··· Provided material

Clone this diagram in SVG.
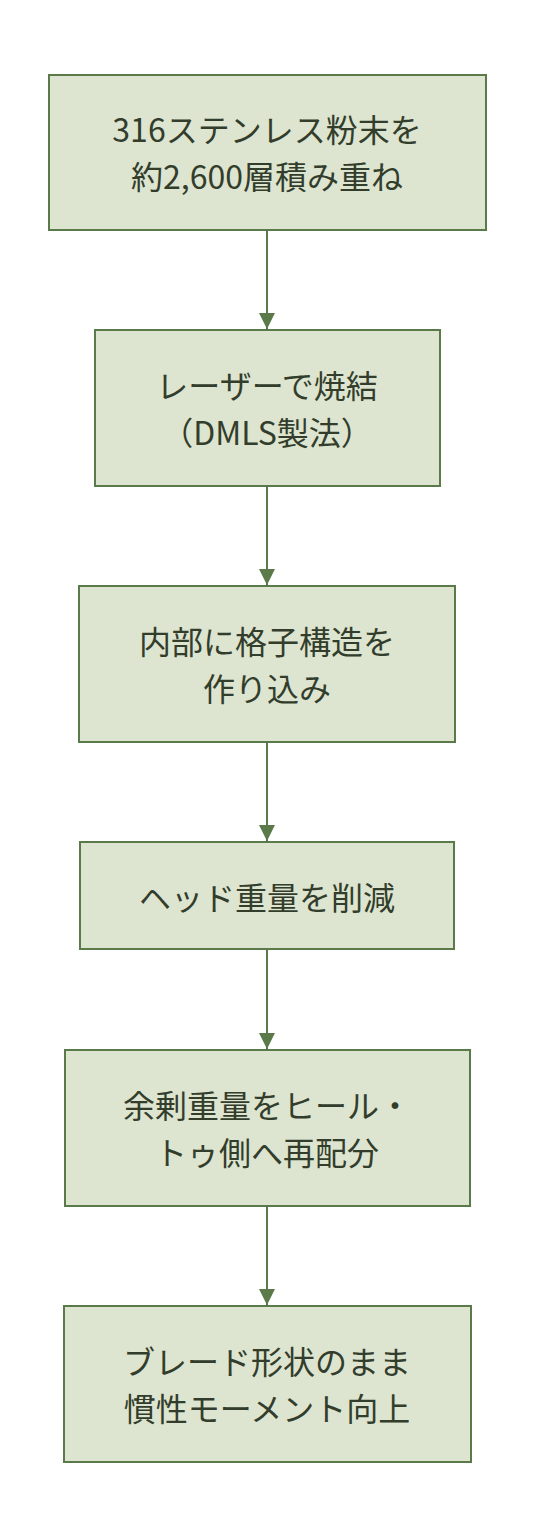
<svg xmlns="http://www.w3.org/2000/svg" width="534" height="1540" viewBox="0 0 534 1540">
  <defs>
    <style>
      .box { fill: #dde5d0; stroke: #5a7a4a; stroke-width: 2; }
      .label { font-family: "Noto Sans CJK JP", "Noto Sans", sans-serif; font-size: 32px; fill: #333d2c; text-anchor: middle; dominant-baseline: central; }
      .edge { stroke: #5a7a4a; stroke-width: 2; fill: none; }
    </style>
    <marker id="arrow" markerUnits="userSpaceOnUse" markerWidth="16" markerHeight="16" viewBox="0 0 16 16" refX="16" refY="8" orient="auto">
      <path d="M0,0 L16,8 L0,16 Z" fill="#5a7a4a"/>
    </marker>
  </defs>

  <rect width="534" height="1540" fill="#ffffff"/>

  <!-- connectors -->
  <g id="edges">
    <line class="edge" x1="267" y1="231" x2="267" y2="329" marker-end="url(#arrow)"/>
    <line class="edge" x1="267" y1="486" x2="267" y2="585" marker-end="url(#arrow)"/>
    <line class="edge" x1="267" y1="742" x2="267" y2="841" marker-end="url(#arrow)"/>
    <line class="edge" x1="267" y1="949" x2="267" y2="1049" marker-end="url(#arrow)"/>
    <line class="edge" x1="267" y1="1206" x2="267" y2="1305" marker-end="url(#arrow)"/>
  </g>

  <!-- nodes -->
  <g id="n1">
    <rect class="box" x="49" y="75" width="437" height="155"/>
    <text class="label" x="267" y="128">316ステンレス粉末を</text>
    <text class="label" x="267" y="175">約2,600層積み重ね</text>
  </g>
  <g id="n2">
    <rect class="box" x="95" y="330" width="345" height="156"/>
    <text class="label" x="267" y="384">レーザーで焼結</text>
    <text class="label" x="267" y="431">（DMLS製法）</text>
  </g>
  <g id="n3">
    <rect class="box" x="79" y="586" width="376" height="156"/>
    <text class="label" x="267" y="640">内部に格子構造を</text>
    <text class="label" x="267" y="687">作り込み</text>
  </g>
  <g id="n4">
    <rect class="box" x="80" y="842" width="374" height="107"/>
    <text class="label" x="267" y="895.5">ヘッド重量を削減</text>
  </g>
  <g id="n5">
    <rect class="box" x="65" y="1050" width="405" height="156"/>
    <text class="label" x="267" y="1104">余剰重量をヒール・</text>
    <text class="label" x="267" y="1151">トゥ側へ再配分</text>
  </g>
  <g id="n6">
    <rect class="box" x="64" y="1306" width="407" height="156"/>
    <text class="label" x="267" y="1360">ブレード形状のまま</text>
    <text class="label" x="267" y="1407">慣性モーメント向上</text>
  </g>
</svg>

······

Give an exact reproduction of every line, leaving out any picture.

#### Written solution:
Clone this diagram in SVG.
<svg xmlns="http://www.w3.org/2000/svg" width="534" height="1540" viewBox="0 0 534 1540">
  <defs>
    <style>
      .box { fill: #dde5d0; stroke: #5a7a4a; stroke-width: 2; }
      .label { font-family: "Noto Sans CJK JP", "Noto Sans", sans-serif; font-size: 32px; fill: #333d2c; text-anchor: middle; dominant-baseline: central; }
      .edge { stroke: #5a7a4a; stroke-width: 2; fill: none; }
    </style>
    <marker id="arrow" markerUnits="userSpaceOnUse" markerWidth="16" markerHeight="16" viewBox="0 0 16 16" refX="16" refY="8" orient="auto">
      <path d="M0,0 L16,8 L0,16 Z" fill="#5a7a4a"/>
    </marker>
  </defs>

  <rect width="534" height="1540" fill="#ffffff"/>

  <!-- connectors -->
  <g id="edges">
    <line class="edge" x1="267" y1="231" x2="267" y2="329" marker-end="url(#arrow)"/>
    <line class="edge" x1="267" y1="486" x2="267" y2="585" marker-end="url(#arrow)"/>
    <line class="edge" x1="267" y1="742" x2="267" y2="841" marker-end="url(#arrow)"/>
    <line class="edge" x1="267" y1="949" x2="267" y2="1049" marker-end="url(#arrow)"/>
    <line class="edge" x1="267" y1="1206" x2="267" y2="1305" marker-end="url(#arrow)"/>
  </g>

  <!-- nodes -->
  <g id="n1">
    <rect class="box" x="49" y="75" width="437" height="155"/>
    <text class="label" x="267" y="128">316ステンレス粉末を</text>
    <text class="label" x="267" y="175">約2,600層積み重ね</text>
  </g>
  <g id="n2">
    <rect class="box" x="95" y="330" width="345" height="156"/>
    <text class="label" x="267" y="384">レーザーで焼結</text>
    <text class="label" x="267" y="431">（DMLS製法）</text>
  </g>
  <g id="n3">
    <rect class="box" x="79" y="586" width="376" height="156"/>
    <text class="label" x="267" y="640">内部に格子構造を</text>
    <text class="label" x="267" y="687">作り込み</text>
  </g>
  <g id="n4">
    <rect class="box" x="80" y="842" width="374" height="107"/>
    <text class="label" x="267" y="895.5">ヘッド重量を削減</text>
  </g>
  <g id="n5">
    <rect class="box" x="65" y="1050" width="405" height="156"/>
    <text class="label" x="267" y="1104">余剰重量をヒール・</text>
    <text class="label" x="267" y="1151">トゥ側へ再配分</text>
  </g>
  <g id="n6">
    <rect class="box" x="64" y="1306" width="407" height="156"/>
    <text class="label" x="267" y="1360">ブレード形状のまま</text>
    <text class="label" x="267" y="1407">慣性モーメント向上</text>
  </g>
</svg>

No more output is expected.